* Written exercise
Filter the listing and keep only the lines with the word "this".

* Material provided
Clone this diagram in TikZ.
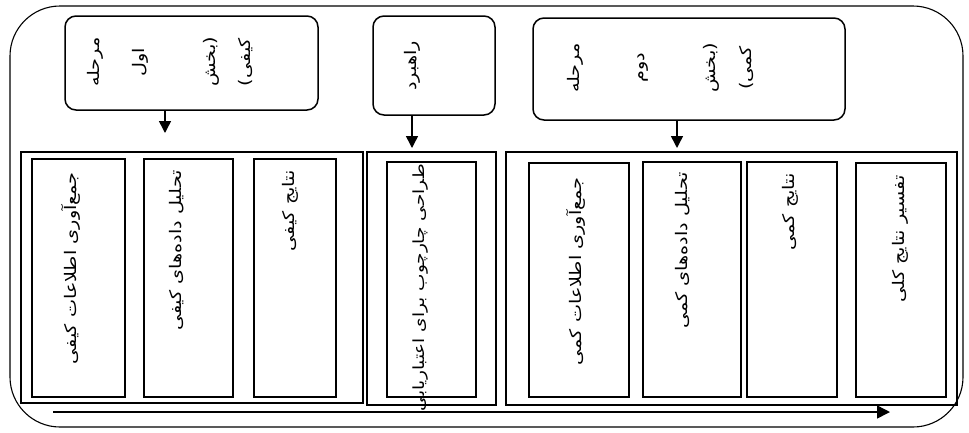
\documentclass[tikz,border=0pt]{standalone}
\usepackage{fontspec}
\usetikzlibrary{arrows.meta}
\TeXXeTstate=1
\newfontfamily\arabicfont[Script=Arabic,FakeStretch=1.2]{DejaVu Sans}
\newcommand{\fa}[1]{\arabicfont\beginR #1\endR}
\tikzset{
  frame/.style={draw, line width=1.1pt, rounded corners=50pt, inner sep=0, outer sep=0},
  topbox/.style={draw, line width=1.5pt, rounded corners=11pt, inner sep=0, outer sep=0},
  grp/.style={draw, line width=1.5pt, inner sep=0, outer sep=0},
  inbox/.style={draw, line width=1.5pt, inner sep=0, outer sep=0},
  vword/.style={rotate=90, inner sep=0, font=\fontsize{16}{18}\selectfont},
  vtext/.style={rotate=90, anchor=east, inner sep=0, font=\fontsize{16}{18}\selectfont},
  arr/.style={line width=1.5pt, -{Triangle[width=12pt,length=12pt]}},
}
\begin{document}
\begin{tikzpicture}[x=1pt,y=-1pt]
\useasboundingbox (0,0) rectangle (969,432);
% outer frame
\node[frame, minimum width=953, minimum height=421] (frame) at (486.5,216.5) {};
% top boxes
\node[topbox, minimum width=253, minimum height=94] (t1) at (191.5,63) {};
\node[topbox, minimum width=122, minimum height=99] (t2) at (434,65.5) {};
\node[topbox, minimum width=312, minimum height=102] (t3) at (689,69) {};
\node[vword] (t1a) at (95,62) {\fa{مرحله}};
\node[vword] (t1b) at (140,62) {\fa{اول}};
\node[vword] (t1c) at (211,62) {\fa{(بخش}};
\node[vword] (t1d) at (246,62) {\fa{کیفی)}};
\node[vword] (t2a) at (412,66) {\fa{راهبرد}};
\node[vword] (t3a) at (575,68) {\fa{مرحله}};
\node[vword] (t3b) at (643,68) {\fa{دوم}};
\node[vword] (t3c) at (711,68) {\fa{(بخش}};
\node[vword] (t3d) at (746,68) {\fa{کمی)}};
% group boxes
\node[grp, minimum width=342, minimum height=251] (g1) at (192,277.5) {};
\node[grp, minimum width=129, minimum height=253] (g2) at (431.5,278.5) {};
\node[grp, minimum width=451, minimum height=253] (g3) at (731.5,278.5) {};
% inner boxes
\node[inbox, minimum width=93, minimum height=238] (b1) at (78.5,278) {};
\node[inbox, minimum width=89, minimum height=238] (b2) at (188.5,278) {};
\node[inbox, minimum width=82, minimum height=238] (b3) at (295,278) {};
\node[inbox, minimum width=89, minimum height=235] (m1) at (431.5,279.5) {};
\node[inbox, minimum width=100, minimum height=234] (c1) at (579,280) {};
\node[inbox, minimum width=98, minimum height=235] (c2) at (692,279.5) {};
\node[inbox, minimum width=90, minimum height=235] (c3) at (792,279.5) {};
\node[inbox, minimum width=90, minimum height=234] (c4) at (901,280) {};
% texts
\node[vtext] (b1t) at (71,172) {\fa{جمع‌آوری اطلاعات کیفی}};
\node[vtext] (b2t) at (177,170) {\fa{تحلیل داده‌های کیفی}};
\node[vtext] (b3t) at (290,170) {\fa{نتایج کیفی}};
\node[vtext, font=\fontsize{15.4}{17}\selectfont] (m1t) at (421,164) {\fa{طراحی چارچوب برای اعتباریابی}};
\node[vtext] (c1t) at (576,177) {\fa{جمع‌آوری اطلاعات کمی}};
\node[vtext] (c2t) at (683,172) {\fa{تحلیل داده‌های کمی}};
\node[vtext] (c3t) at (790,173) {\fa{نتایج کمی}};
\node[vtext] (c4t) at (900,175) {\fa{تفسیر نتایج کلی}};
% arrows
\coordinate (x1) at (165,0);
\coordinate (x2) at (412,0);
\coordinate (x3) at (677,0);
\draw[arr, shorten >=19pt] (t1.south -| x1) -- (g1.north -| x1);
\draw[arr, shorten >=4pt] (t2.south -| x2) -- (g2.north -| x2);
\draw[arr, shorten >=4pt] (t3.south -| x3) -- (g3.north -| x3);
\coordinate (s) at (53,412);
\coordinate (e) at (890,412);
\draw[arr, -{Triangle[width=13pt,length=13pt]}] (s) -- (e);
\end{tikzpicture}
\end{document}
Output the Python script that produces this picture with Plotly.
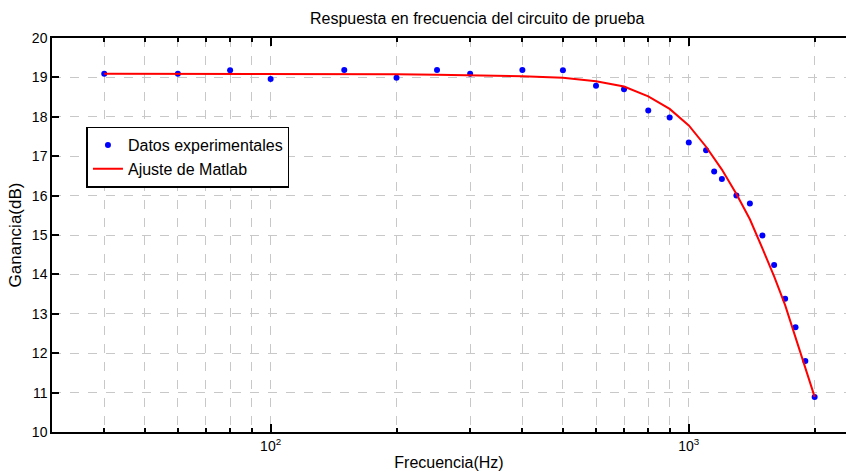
import numpy as np
import plotly.graph_objects as go

freq = [40, 60, 80, 100, 150, 200, 250, 300, 400, 500, 600, 700, 800, 900,
        1000, 1100, 1150, 1200, 1300, 1400, 1500, 1600, 1700, 1800, 1900, 2000]
gain_exp = [19.09, 19.09, 19.18, 18.96, 19.19, 18.99, 19.19, 19.09, 19.19, 19.18,
            18.79, 18.70, 18.16, 17.98, 17.35, 17.15, 16.61, 16.42, 16.00, 15.80,
            14.99, 14.24, 13.38, 12.66, 11.80, 10.89]
gain_fit = [19.09, 19.09, 19.09, 19.09, 19.08, 19.08, 19.07, 19.06, 19.03, 18.99,
            18.90, 18.77, 18.52, 18.20, 17.78, 17.24, 16.96, 16.66, 16.04, 15.40,
            14.66, 13.95, 13.22, 12.42, 11.65, 10.89]

major_x = [100, 1000]
major_x_text = ["10<sup>2</sup>", "10<sup>3</sup>"]
minor_x = [30, 40, 50, 60, 70, 80, 90, 200, 300, 400, 500, 600, 700, 800, 900, 2000]
y_ticks = list(range(10, 21))

font = "Liberation Sans, Arial, Helvetica, sans-serif"
grid = "#c8c8c8"

fig = go.Figure()
fig.add_trace(go.Scatter(x=freq, y=gain_exp, mode="markers", name="Datos experimentales",
                         marker=dict(color="#0000ff", size=6)))
fig.add_trace(go.Scatter(x=freq, y=gain_fit, mode="lines", name="Ajuste de Matlab",
                         line=dict(color="#ff0000", width=2)))

fig.update_layout(
    width=846, height=475,
    margin=dict(l=52, r=0, t=38, b=43),
    paper_bgcolor="white", plot_bgcolor="white",
    font=dict(family=font, color="black", size=14),
    title=dict(text="Respuesta en frecuencia del circuito de prueba",
               x=0.5355, xref="paper", xanchor="center", y=0.962, yanchor="middle",
               font=dict(size=16)),
    legend=dict(x=0.0434, y=0.775, xanchor="left", yanchor="top",
                bgcolor="white", bordercolor="black", borderwidth=1.5,
                font=dict(size=16), itemwidth=30, tracegroupgap=0),
    showlegend=True,
)

fig.update_xaxes(
    type="log", range=[np.log10(30), 3.376],
    tickmode="array", tickvals=major_x, ticktext=major_x_text,
    ticks="inside", ticklen=8, tickwidth=1.5, tickcolor="black",
    showline=True, linecolor="black", linewidth=1.5, mirror="ticks",
    showgrid=True, gridcolor=grid, griddash="dash", gridwidth=1,
    tickfont=dict(size=14),
    zeroline=False,
    minor=dict(tickmode="array", tickvals=minor_x, ticks="inside", ticklen=4,
               tickwidth=1.5, tickcolor="black",
               showgrid=True, gridcolor=grid, griddash="dash", gridwidth=1),
    title=dict(text="Frecuencia(Hz)", standoff=4, font=dict(size=16)),
)
fig.update_yaxes(
    range=[10, 20], tickmode="array", tickvals=y_ticks,
    ticks="inside", ticklen=7, tickwidth=1.5, tickcolor="black",
    showline=True, linecolor="black", linewidth=1.5, mirror=False,
    showgrid=True, gridcolor=grid, griddash="dash", gridwidth=1,
    tickfont=dict(size=14), zeroline=False,
    title=dict(text="Ganancia(dB)", standoff=6, font=dict(size=17)),
)

fig.write_html("out.html")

* Output
Clone this diagram in TikZ.
Output the Python script that produces this picture with Plotly.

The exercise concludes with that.